> [STORED DATA]:

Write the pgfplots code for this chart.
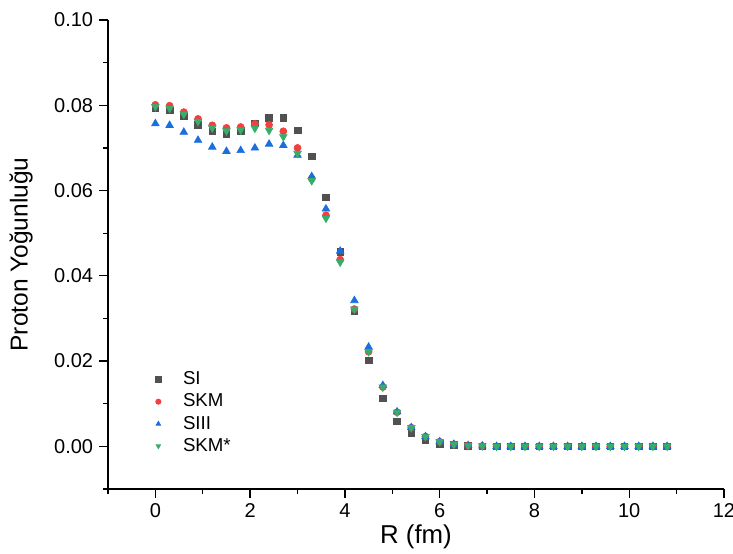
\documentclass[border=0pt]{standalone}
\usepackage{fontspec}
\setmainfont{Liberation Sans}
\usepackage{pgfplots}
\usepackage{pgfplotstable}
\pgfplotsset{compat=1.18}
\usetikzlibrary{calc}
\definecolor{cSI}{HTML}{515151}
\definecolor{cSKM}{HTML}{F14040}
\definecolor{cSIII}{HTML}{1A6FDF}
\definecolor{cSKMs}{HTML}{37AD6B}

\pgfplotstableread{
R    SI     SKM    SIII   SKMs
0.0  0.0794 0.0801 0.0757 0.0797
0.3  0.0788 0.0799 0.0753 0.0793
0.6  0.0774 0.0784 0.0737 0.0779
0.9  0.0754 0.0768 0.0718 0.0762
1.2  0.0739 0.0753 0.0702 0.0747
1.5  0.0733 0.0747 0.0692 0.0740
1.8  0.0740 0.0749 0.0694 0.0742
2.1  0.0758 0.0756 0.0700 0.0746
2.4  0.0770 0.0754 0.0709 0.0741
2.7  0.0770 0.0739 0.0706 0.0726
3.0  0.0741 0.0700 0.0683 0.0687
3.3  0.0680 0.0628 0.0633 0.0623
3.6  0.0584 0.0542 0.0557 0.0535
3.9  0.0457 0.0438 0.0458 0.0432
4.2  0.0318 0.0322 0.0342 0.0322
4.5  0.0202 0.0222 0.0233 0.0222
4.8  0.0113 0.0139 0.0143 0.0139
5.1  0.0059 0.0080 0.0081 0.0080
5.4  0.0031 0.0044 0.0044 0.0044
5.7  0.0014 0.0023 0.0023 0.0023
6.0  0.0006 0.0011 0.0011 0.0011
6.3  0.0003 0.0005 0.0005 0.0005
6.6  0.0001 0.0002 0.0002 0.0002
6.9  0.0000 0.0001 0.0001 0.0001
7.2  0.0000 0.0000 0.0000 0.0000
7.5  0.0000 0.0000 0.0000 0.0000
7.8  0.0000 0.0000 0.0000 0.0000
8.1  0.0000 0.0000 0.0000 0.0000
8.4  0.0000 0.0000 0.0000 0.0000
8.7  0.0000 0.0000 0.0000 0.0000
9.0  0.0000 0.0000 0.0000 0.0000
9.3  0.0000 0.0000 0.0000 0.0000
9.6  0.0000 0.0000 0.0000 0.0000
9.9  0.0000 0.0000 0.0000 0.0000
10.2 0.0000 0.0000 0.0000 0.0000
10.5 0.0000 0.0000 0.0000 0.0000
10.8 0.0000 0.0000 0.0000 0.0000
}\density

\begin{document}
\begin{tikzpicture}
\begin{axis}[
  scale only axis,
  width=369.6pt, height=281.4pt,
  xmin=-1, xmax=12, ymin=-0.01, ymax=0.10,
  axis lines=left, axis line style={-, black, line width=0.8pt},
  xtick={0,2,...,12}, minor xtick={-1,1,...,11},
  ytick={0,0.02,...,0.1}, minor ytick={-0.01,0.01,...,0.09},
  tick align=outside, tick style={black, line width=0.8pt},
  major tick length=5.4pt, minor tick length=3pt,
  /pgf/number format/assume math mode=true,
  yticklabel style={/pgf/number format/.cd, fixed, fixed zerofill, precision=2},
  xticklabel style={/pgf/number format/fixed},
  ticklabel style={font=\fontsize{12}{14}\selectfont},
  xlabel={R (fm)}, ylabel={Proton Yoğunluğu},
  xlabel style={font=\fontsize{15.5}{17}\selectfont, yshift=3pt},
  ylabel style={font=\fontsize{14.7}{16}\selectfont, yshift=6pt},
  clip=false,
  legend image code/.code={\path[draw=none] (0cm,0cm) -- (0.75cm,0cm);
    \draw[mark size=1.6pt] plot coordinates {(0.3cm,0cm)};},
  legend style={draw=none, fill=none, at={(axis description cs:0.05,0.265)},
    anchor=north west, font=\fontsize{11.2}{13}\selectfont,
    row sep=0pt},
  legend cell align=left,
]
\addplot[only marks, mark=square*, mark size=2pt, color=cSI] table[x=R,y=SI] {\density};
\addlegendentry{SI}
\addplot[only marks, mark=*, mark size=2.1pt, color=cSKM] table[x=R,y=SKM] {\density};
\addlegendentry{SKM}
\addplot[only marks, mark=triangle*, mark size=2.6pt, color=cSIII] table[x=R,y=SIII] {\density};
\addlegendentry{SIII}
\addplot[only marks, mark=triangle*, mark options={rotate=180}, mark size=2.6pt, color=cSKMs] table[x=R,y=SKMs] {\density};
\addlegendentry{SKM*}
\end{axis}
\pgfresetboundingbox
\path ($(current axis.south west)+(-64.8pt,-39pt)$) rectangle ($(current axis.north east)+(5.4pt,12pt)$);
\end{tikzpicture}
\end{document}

> [THE EXERCISE]: Word for word, quote the lines above. Omit the pictures.

> [RESULT]:
Write the pgfplots code for this chart.
\documentclass[border=0pt]{standalone}
\usepackage{fontspec}
\setmainfont{Liberation Sans}
\usepackage{pgfplots}
\usepackage{pgfplotstable}
\pgfplotsset{compat=1.18}
\usetikzlibrary{calc}
\definecolor{cSI}{HTML}{515151}
\definecolor{cSKM}{HTML}{F14040}
\definecolor{cSIII}{HTML}{1A6FDF}
\definecolor{cSKMs}{HTML}{37AD6B}

\pgfplotstableread{
R    SI     SKM    SIII   SKMs
0.0  0.0794 0.0801 0.0757 0.0797
0.3  0.0788 0.0799 0.0753 0.0793
0.6  0.0774 0.0784 0.0737 0.0779
0.9  0.0754 0.0768 0.0718 0.0762
1.2  0.0739 0.0753 0.0702 0.0747
1.5  0.0733 0.0747 0.0692 0.0740
1.8  0.0740 0.0749 0.0694 0.0742
2.1  0.0758 0.0756 0.0700 0.0746
2.4  0.0770 0.0754 0.0709 0.0741
2.7  0.0770 0.0739 0.0706 0.0726
3.0  0.0741 0.0700 0.0683 0.0687
3.3  0.0680 0.0628 0.0633 0.0623
3.6  0.0584 0.0542 0.0557 0.0535
3.9  0.0457 0.0438 0.0458 0.0432
4.2  0.0318 0.0322 0.0342 0.0322
4.5  0.0202 0.0222 0.0233 0.0222
4.8  0.0113 0.0139 0.0143 0.0139
5.1  0.0059 0.0080 0.0081 0.0080
5.4  0.0031 0.0044 0.0044 0.0044
5.7  0.0014 0.0023 0.0023 0.0023
6.0  0.0006 0.0011 0.0011 0.0011
6.3  0.0003 0.0005 0.0005 0.0005
6.6  0.0001 0.0002 0.0002 0.0002
6.9  0.0000 0.0001 0.0001 0.0001
7.2  0.0000 0.0000 0.0000 0.0000
7.5  0.0000 0.0000 0.0000 0.0000
7.8  0.0000 0.0000 0.0000 0.0000
8.1  0.0000 0.0000 0.0000 0.0000
8.4  0.0000 0.0000 0.0000 0.0000
8.7  0.0000 0.0000 0.0000 0.0000
9.0  0.0000 0.0000 0.0000 0.0000
9.3  0.0000 0.0000 0.0000 0.0000
9.6  0.0000 0.0000 0.0000 0.0000
9.9  0.0000 0.0000 0.0000 0.0000
10.2 0.0000 0.0000 0.0000 0.0000
10.5 0.0000 0.0000 0.0000 0.0000
10.8 0.0000 0.0000 0.0000 0.0000
}\density

\begin{document}
\begin{tikzpicture}
\begin{axis}[
  scale only axis,
  width=369.6pt, height=281.4pt,
  xmin=-1, xmax=12, ymin=-0.01, ymax=0.10,
  axis lines=left, axis line style={-, black, line width=0.8pt},
  xtick={0,2,...,12}, minor xtick={-1,1,...,11},
  ytick={0,0.02,...,0.1}, minor ytick={-0.01,0.01,...,0.09},
  tick align=outside, tick style={black, line width=0.8pt},
  major tick length=5.4pt, minor tick length=3pt,
  /pgf/number format/assume math mode=true,
  yticklabel style={/pgf/number format/.cd, fixed, fixed zerofill, precision=2},
  xticklabel style={/pgf/number format/fixed},
  ticklabel style={font=\fontsize{12}{14}\selectfont},
  xlabel={R (fm)}, ylabel={Proton Yoğunluğu},
  xlabel style={font=\fontsize{15.5}{17}\selectfont, yshift=3pt},
  ylabel style={font=\fontsize{14.7}{16}\selectfont, yshift=6pt},
  clip=false,
  legend image code/.code={\path[draw=none] (0cm,0cm) -- (0.75cm,0cm);
    \draw[mark size=1.6pt] plot coordinates {(0.3cm,0cm)};},
  legend style={draw=none, fill=none, at={(axis description cs:0.05,0.265)},
    anchor=north west, font=\fontsize{11.2}{13}\selectfont,
    row sep=0pt},
  legend cell align=left,
]
\addplot[only marks, mark=square*, mark size=2pt, color=cSI] table[x=R,y=SI] {\density};
\addlegendentry{SI}
\addplot[only marks, mark=*, mark size=2.1pt, color=cSKM] table[x=R,y=SKM] {\density};
\addlegendentry{SKM}
\addplot[only marks, mark=triangle*, mark size=2.6pt, color=cSIII] table[x=R,y=SIII] {\density};
\addlegendentry{SIII}
\addplot[only marks, mark=triangle*, mark options={rotate=180}, mark size=2.6pt, color=cSKMs] table[x=R,y=SKMs] {\density};
\addlegendentry{SKM*}
\end{axis}
\pgfresetboundingbox
\path ($(current axis.south west)+(-64.8pt,-39pt)$) rectangle ($(current axis.north east)+(5.4pt,12pt)$);
\end{tikzpicture}
\end{document}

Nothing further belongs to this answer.